I don't. Check your settings. We may discuss your problem in a separate thread if you want.
 
Posts: 477 | Thanked: 118 times | Joined on Dec 2005 @ Munich, Germany
#448
OK. I have been thinking about our last discussions here, and there is something strange about it. They change focus.

At first, the N900 was going to take the world by storm because it would allow voip over umts /hsdpa (and massive savings, whatever). Then I pointed out that the entire present N-series and E-series line from Nokia allow voip over umts /hsdpa now. With their built-in software. It's not the future, it's the present. Yet I see no storm. (note that there is another reason why voip over umts is not a great idea, technically speaking, read end of post).

Then, the N900 was going to take the world by storm because it was a new "PC paradigm". Or whatever. I don't see how that could possibly be related to always on connectivity and I'd like to point out that the N800/N810 already are this "new paradigm", yet we do not see a storm of applications for them.

Then there is this:
Originally Posted by eiffel View Post
One year seems realistic, given that Nokia doesn't even seem to have an internal hardware prototype, nor an early alpha of the operating system, nor even the SDK.
What? They don't have anything? What have they been doing all that time? Let me recall you the timeline:
-end 2005: 770
-end 2006: N800 (actually early 2007)
-end 2007: N810
-we are now at end 2008, and talking N900 all dancing singing in a near future. And if they have not even started, we are talking end 2009 at best (manufacturing delays, etc...). Yet, we now have real competitors like: iPhone, Android, eeepc, etc...

Am I the only one to smell the stench of vaporware? At best, the maemo division is severely understaffed (which is never a good sign). At worst....


********and now for something completely different**********

The problem with voip over umts / hsdpa (or full time connection of anything over umts / hsdpa, actually).


Software engineers and designers of digital devices like to think that electronics is a nice collection of zeros and one. Unfortunately (for them), you still need the analog part. Amplifiers. Antennas. Heat sinks. Power.

This is the problem with umts (or hsdpa, which really works in a similar manner, check the umts article on wikipedia for more details). When the system was designed, spread spectrum was all the rage. umts is designed to run as spread spectrum on a bandwidth of 5 MHz. This is quite a wide bandwidth.
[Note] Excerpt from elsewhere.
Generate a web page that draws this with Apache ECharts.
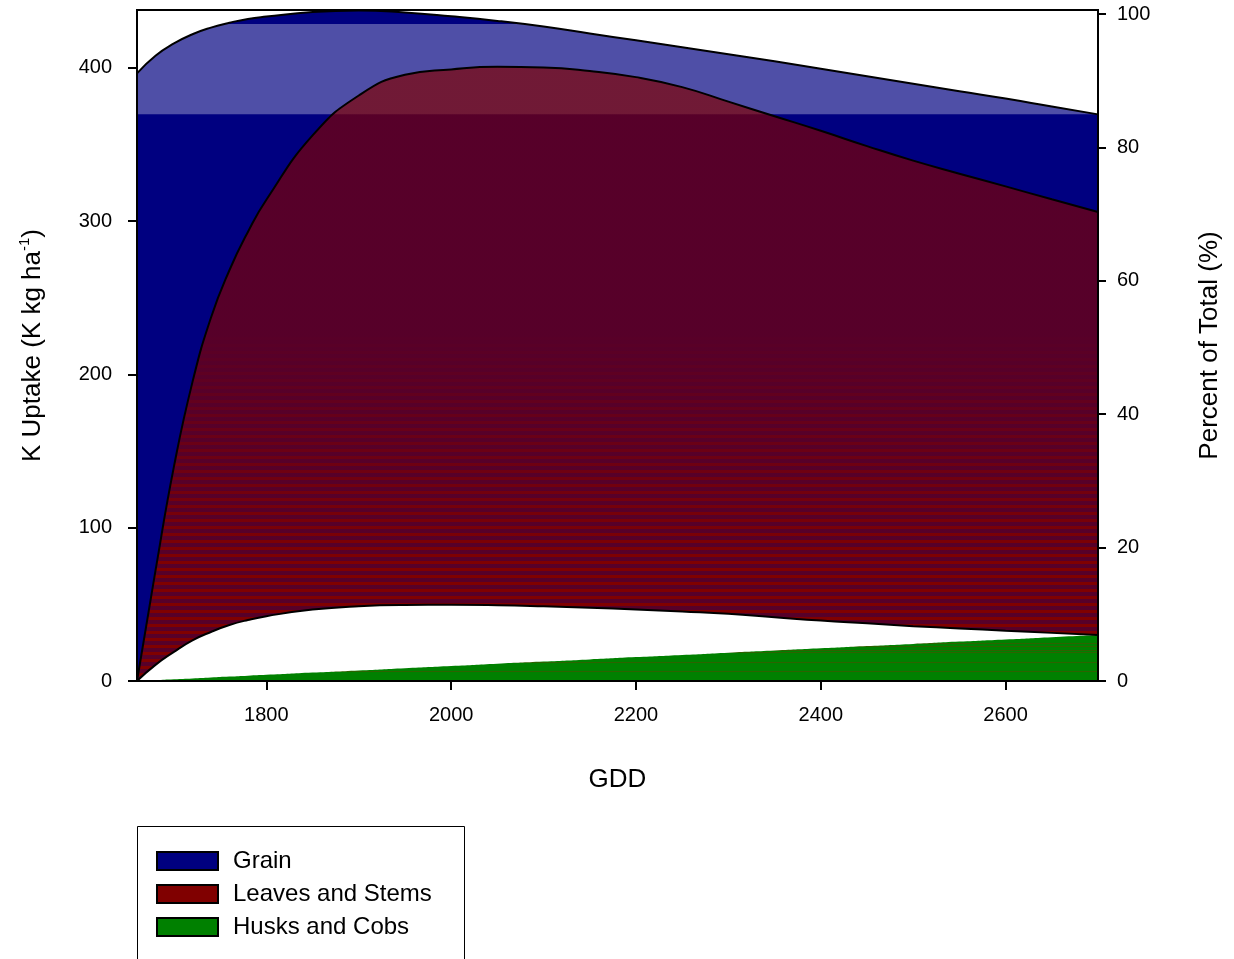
<!DOCTYPE html>
<html>
<head>
<meta charset="utf-8">
<title>K Uptake by GDD</title>
<script src="https://cdn.jsdelivr.net/npm/echarts@6/dist/echarts.min.js"></script>
<style>
  html, body { margin: 0; padding: 0; background: #fff; }
  #chart { width: 1234px; height: 959px; }
</style>
</head>
<body>
<div id="chart"></div>
<script>
// Growing degree days (x values shared by every curve)
const gdd = [1660, 1680, 1700, 1720, 1740, 1760, 1780, 1800, 1850, 1900, 1950, 2000, 2050, 2100, 2150, 2200, 2250, 2300, 2350, 2400, 2450, 2500, 2550, 2600, 2650, 2700];

// Upper edge of the grain area (total K uptake, kg/ha)
const grainTop = [396.5, 408, 416, 422, 426.3, 429.5, 432, 433.5, 436.5, 437.5, 436.2, 433.7, 430.7, 427, 422.5, 418, 413.5, 409, 404.3, 399.5, 394.6, 389.7, 384.8, 380, 374.8, 369.7];
// Upper edge of the leaves and stems band
const leavesTop = [0, 72, 140, 195, 237, 268, 293, 314, 356, 382, 395.5, 399, 400.7, 400.3, 398, 394, 387.5, 378, 368.5, 359, 349, 339.5, 331, 322.7, 314.3, 306];
// Lower edge of the leaves and stems band
const leavesBottom = [0, 10.5, 19, 26.5, 32, 36.5, 39.8, 42.3, 46.6, 48.8, 49.6, 49.7, 49.4, 48.7, 47.8, 46.7, 45.3, 43.8, 41.6, 39.4, 37.6, 35.8, 34.3, 32.8, 31.4, 30];
// Husks and cobs
const husksTop = [0, 0.6, 1.2, 1.7, 2.3, 2.9, 3.5, 4.0, 5.5, 6.9, 8.4, 9.8, 11.3, 12.7, 14.1, 15.6, 17.0, 18.5, 19.9, 21.3, 22.8, 24.2, 25.7, 27.1, 28.6, 30];

// Light band across the top of the plot (K kg/ha)
const bandLow = 369.7;
const bandHigh = 428.7;

// Axis ranges and tick labels
const xRange = [1660, 2700];
const xTicks = [1800, 2000, 2200, 2400, 2600];
const leftRange = [0, 437.8];
const leftTicks = [0, 100, 200, 300, 400];
const rightRange = [0, 100.6];
const rightTicks = [0, 20, 40, 60, 80, 100];

const seriesNames = ['Grain', 'Leaves and Stems', 'Husks and Cobs'];
const seriesColors = ['#000080', '#800000', '#008000'];

const pairs = (ys) => gdd.map((x, i) => [x, ys[i]]);

const FONT = "'Liberation Sans', Arial, Helvetica, sans-serif";
const H = 959;
const SMOOTH = 0.5;

// Horizontal banding inside the leaves and stems fill
function leavesFill() {
  const dark = 'rgba(128,0,0,0.68)';
  const stops = [{ offset: 0, color: dark }];
  for (let y = 330; y < 681; y += 7) {
    const s = (y - 330) / 351;
    const a = 0.68 + 0.32 * Math.min(1, 1.5 * s);
    const bright = 'rgba(128,0,0,' + a.toFixed(3) + ')';
    stops.push({ offset: y / H, color: dark });
    stops.push({ offset: y / H, color: bright });
    stops.push({ offset: (y + 3) / H, color: bright });
    stops.push({ offset: (y + 3) / H, color: dark });
  }
  stops.push({ offset: 1, color: dark });
  return { type: 'linear', x: 0, y: 0, x2: 0, y2: H, colorStops: stops, global: true };
}

// Thin darker rules inside the husks and cobs fill
function husksFill() {
  const base = '#008000';
  const rule = '#2d6200';
  const rows = [643, 646, 650, 652, 662, 671];
  const stops = [{ offset: 0, color: base }];
  rows.forEach((y) => {
    stops.push({ offset: y / H, color: base });
    stops.push({ offset: y / H, color: rule });
    stops.push({ offset: (y + 1) / H, color: rule });
    stops.push({ offset: (y + 1) / H, color: base });
  });
  stops.push({ offset: 1, color: base });
  return { type: 'linear', x: 0, y: 0, x2: 0, y2: H, colorStops: stops, global: true };
}

const areaBase = {
  type: 'line',
  smooth: SMOOTH,
  showSymbol: false,
  silent: true,
  lineStyle: { width: 0, opacity: 0 },
  emphasis: { disabled: true }
};

const outline = (ys, z) => ({
  type: 'line',
  data: pairs(ys),
  smooth: SMOOTH,
  showSymbol: false,
  silent: true,
  z: z,
  lineStyle: { color: '#000', width: 2 },
  emphasis: { disabled: true }
});

const plainNumber = (v) => String(v);

const chart = echarts.init(document.getElementById('chart'), null, { renderer: 'canvas' });

chart.setOption({
  animation: false,
  backgroundColor: '#fff',
  textStyle: { fontFamily: FONT, color: '#000' },
  grid: { left: 137, right: 136, top: 10, bottom: 278, show: true, borderColor: '#000', borderWidth: 2, z: 20, backgroundColor: 'transparent' },
  legend: {
    orient: 'vertical',
    left: 156,
    top: 849,
    padding: 0,
    itemWidth: 61,
    itemHeight: 18,
    itemGap: 9,
    selectedMode: false,
    textStyle: { fontFamily: FONT, fontSize: 24, color: '#000', padding: [0, 0, 0, 10] },
    data: seriesNames.map((n, i) => ({
      name: n,
      icon: 'rect',
      itemStyle: { color: seriesColors[i], borderColor: '#000', borderWidth: 2 }
    }))
  },
  graphic: [{
    type: 'rect',
    shape: { x: 137.5, y: 826.5, width: 327, height: 200 },
    style: { fill: 'none', stroke: '#000', lineWidth: 1 },
    silent: true
  }],
  xAxis: {
    type: 'value',
    min: xRange[0],
    max: xRange[1],
    name: 'GDD',
    nameLocation: 'middle',
    nameGap: 99,
    nameTextStyle: { fontFamily: FONT, fontSize: 26, color: '#000', verticalAlign: 'middle' },
    splitLine: { show: false },
    z: 20,
    axisLine: { lineStyle: { color: '#000', width: 2 } },
    axisTick: { customValues: xTicks, length: 9, inside: false, lineStyle: { color: '#000', width: 2 } },
    axisLabel: { customValues: xTicks, formatter: plainNumber, margin: 24, fontFamily: FONT, fontSize: 20, color: '#000' }
  },
  yAxis: [{
    type: 'value',
    position: 'left',
    min: leftRange[0],
    max: leftRange[1],
    name: '{a|K Uptake (K kg ha}{s|-1}{a|)}',
    nameLocation: 'middle',
    nameRotate: 90,
    nameGap: 104,
    nameTextStyle: {
      fontFamily: FONT, color: '#000', verticalAlign: 'middle',
      rich: {
        a: { fontFamily: FONT, fontSize: 26, lineHeight: 32, color: '#000' },
        s: { fontFamily: FONT, fontSize: 15, lineHeight: 14, verticalAlign: 'top', color: '#000' }
      }
    },
    splitLine: { show: false },
    z: 20,
    axisLine: { show: true, lineStyle: { color: '#000', width: 2 } },
    axisTick: { show: true, customValues: leftTicks, length: 9, lineStyle: { color: '#000', width: 2 } },
    axisLabel: { customValues: leftTicks, formatter: plainNumber, margin: 25, fontFamily: FONT, fontSize: 20, color: '#000' }
  }, {
    type: 'value',
    position: 'right',
    min: rightRange[0],
    max: rightRange[1],
    name: 'Percent of Total (%)',
    nameLocation: 'middle',
    nameRotate: 90,
    nameGap: 112,
    nameTextStyle: { fontFamily: FONT, fontSize: 26, color: '#000', verticalAlign: 'middle' },
    splitLine: { show: false },
    z: 20,
    axisLine: { show: true, lineStyle: { color: '#000', width: 2 } },
    axisTick: { show: true, customValues: rightTicks, length: 8, lineStyle: { color: '#000', width: 2 } },
    axisLabel: { customValues: rightTicks, formatter: plainNumber, margin: 19, fontFamily: FONT, fontSize: 20, color: '#000' }
  }],
  series: [
    Object.assign({}, areaBase, {
      name: seriesNames[0],
      data: pairs(grainTop),
      z: 1,
      itemStyle: { color: seriesColors[0] },
      areaStyle: { color: seriesColors[0], opacity: 1 }
    }),
    // carrier for the translucent light band
    Object.assign({}, areaBase, {
      data: pairs(grainTop),
      z: 2,
      markArea: {
        z: 2,
        silent: true,
        itemStyle: { color: 'rgba(255,255,255,0.31)', opacity: 1 },
        data: [[{ yAxis: bandLow }, { yAxis: bandHigh }]]
      }
    }),
    Object.assign({}, areaBase, {
      name: seriesNames[1],
      data: pairs(leavesTop),
      z: 3,
      itemStyle: { color: seriesColors[1] },
      areaStyle: { color: leavesFill(), opacity: 1 }
    }),
    Object.assign({}, areaBase, {
      data: pairs(leavesBottom),
      z: 4,
      itemStyle: { color: '#fff' },
      areaStyle: { color: '#fff', opacity: 1 }
    }),
    Object.assign({}, areaBase, {
      name: seriesNames[2],
      data: pairs(husksTop),
      z: 5,
      itemStyle: { color: seriesColors[2] },
      areaStyle: { color: husksFill(), opacity: 1 }
    }),
    outline(grainTop, 6),
    outline(leavesTop, 6),
    outline(leavesBottom, 6)
  ]
});
</script>
</body>
</html>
Unfortunately (for us), for spread spectrum to work, you need very good linearity. After all spread spectrum was designed by mathematicians and in the world of maths everything is nice and linear.
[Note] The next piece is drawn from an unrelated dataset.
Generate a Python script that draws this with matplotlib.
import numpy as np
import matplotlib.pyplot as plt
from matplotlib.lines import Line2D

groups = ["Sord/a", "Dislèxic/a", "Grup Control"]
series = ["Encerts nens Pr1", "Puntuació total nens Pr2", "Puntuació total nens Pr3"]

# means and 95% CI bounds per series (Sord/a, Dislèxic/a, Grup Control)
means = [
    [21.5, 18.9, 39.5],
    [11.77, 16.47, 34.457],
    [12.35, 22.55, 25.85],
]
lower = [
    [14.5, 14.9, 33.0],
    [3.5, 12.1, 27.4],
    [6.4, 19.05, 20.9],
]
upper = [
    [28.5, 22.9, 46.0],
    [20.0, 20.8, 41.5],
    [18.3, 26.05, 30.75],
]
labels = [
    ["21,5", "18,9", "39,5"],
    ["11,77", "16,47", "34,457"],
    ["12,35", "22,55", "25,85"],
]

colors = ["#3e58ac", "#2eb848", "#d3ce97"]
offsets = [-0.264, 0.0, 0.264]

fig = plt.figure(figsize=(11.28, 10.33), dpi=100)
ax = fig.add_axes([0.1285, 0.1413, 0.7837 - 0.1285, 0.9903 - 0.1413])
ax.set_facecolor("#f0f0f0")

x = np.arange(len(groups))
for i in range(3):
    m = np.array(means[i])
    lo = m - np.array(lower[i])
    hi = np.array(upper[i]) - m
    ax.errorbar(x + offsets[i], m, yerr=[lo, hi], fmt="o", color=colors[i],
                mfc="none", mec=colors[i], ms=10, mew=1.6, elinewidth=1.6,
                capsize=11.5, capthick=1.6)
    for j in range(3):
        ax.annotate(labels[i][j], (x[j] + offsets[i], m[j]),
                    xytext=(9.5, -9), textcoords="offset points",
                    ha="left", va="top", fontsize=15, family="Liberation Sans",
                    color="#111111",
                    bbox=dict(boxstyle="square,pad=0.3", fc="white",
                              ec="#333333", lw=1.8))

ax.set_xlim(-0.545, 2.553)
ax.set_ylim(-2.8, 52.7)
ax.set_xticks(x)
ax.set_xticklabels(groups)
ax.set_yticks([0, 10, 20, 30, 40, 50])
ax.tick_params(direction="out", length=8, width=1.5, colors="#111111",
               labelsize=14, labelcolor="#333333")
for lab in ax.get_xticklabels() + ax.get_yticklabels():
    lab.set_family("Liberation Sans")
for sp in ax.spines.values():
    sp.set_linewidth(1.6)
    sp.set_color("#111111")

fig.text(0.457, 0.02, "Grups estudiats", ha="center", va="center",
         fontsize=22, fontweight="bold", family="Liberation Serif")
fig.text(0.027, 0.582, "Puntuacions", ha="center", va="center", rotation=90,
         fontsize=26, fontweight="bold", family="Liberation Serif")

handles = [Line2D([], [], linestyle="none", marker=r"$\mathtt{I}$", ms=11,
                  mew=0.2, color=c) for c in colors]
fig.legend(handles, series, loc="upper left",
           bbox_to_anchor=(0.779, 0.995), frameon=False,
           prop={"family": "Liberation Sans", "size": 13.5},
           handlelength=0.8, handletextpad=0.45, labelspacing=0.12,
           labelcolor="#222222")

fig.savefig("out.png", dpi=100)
There comes the analog electronics engineer: "you can have wideband, linear, low consumption: pick two". Linear amplifiers waste power and get hot. At the time when umts was designed, people put that problem under the carpet expecting the technology to improve. The technology has improved, but not that much.

If you run your smartphone (even a modern one) to be always on over umts (which is necessary for voip), the battery lasts 4 to 5 hours. If you download full blast, the battery lasts one hour and the phone is piping hot.

The iPhone has the exact same problem, btw. Customers complain that if they really use it for light browsing during the day, the battery is exhausted in about 5 hours.

My e51 can run voip over hsdpa (and apparently vodafone did not yet block it). I tried once, the battery was exhausted in about 5 hours. It has a 950 mAh battery.

The N810 has a 1500 mAh battery and you all know how long it runs the show when you use it for something more than sleep mode. If you want the N900 to run voip over hsdpa for 8 hours a day, you will need a battery roughly twice as big. No improvement on battery technology is on the horizon, so it is going to be twice the volume and twice the weight.

This is what always online means. Think about it.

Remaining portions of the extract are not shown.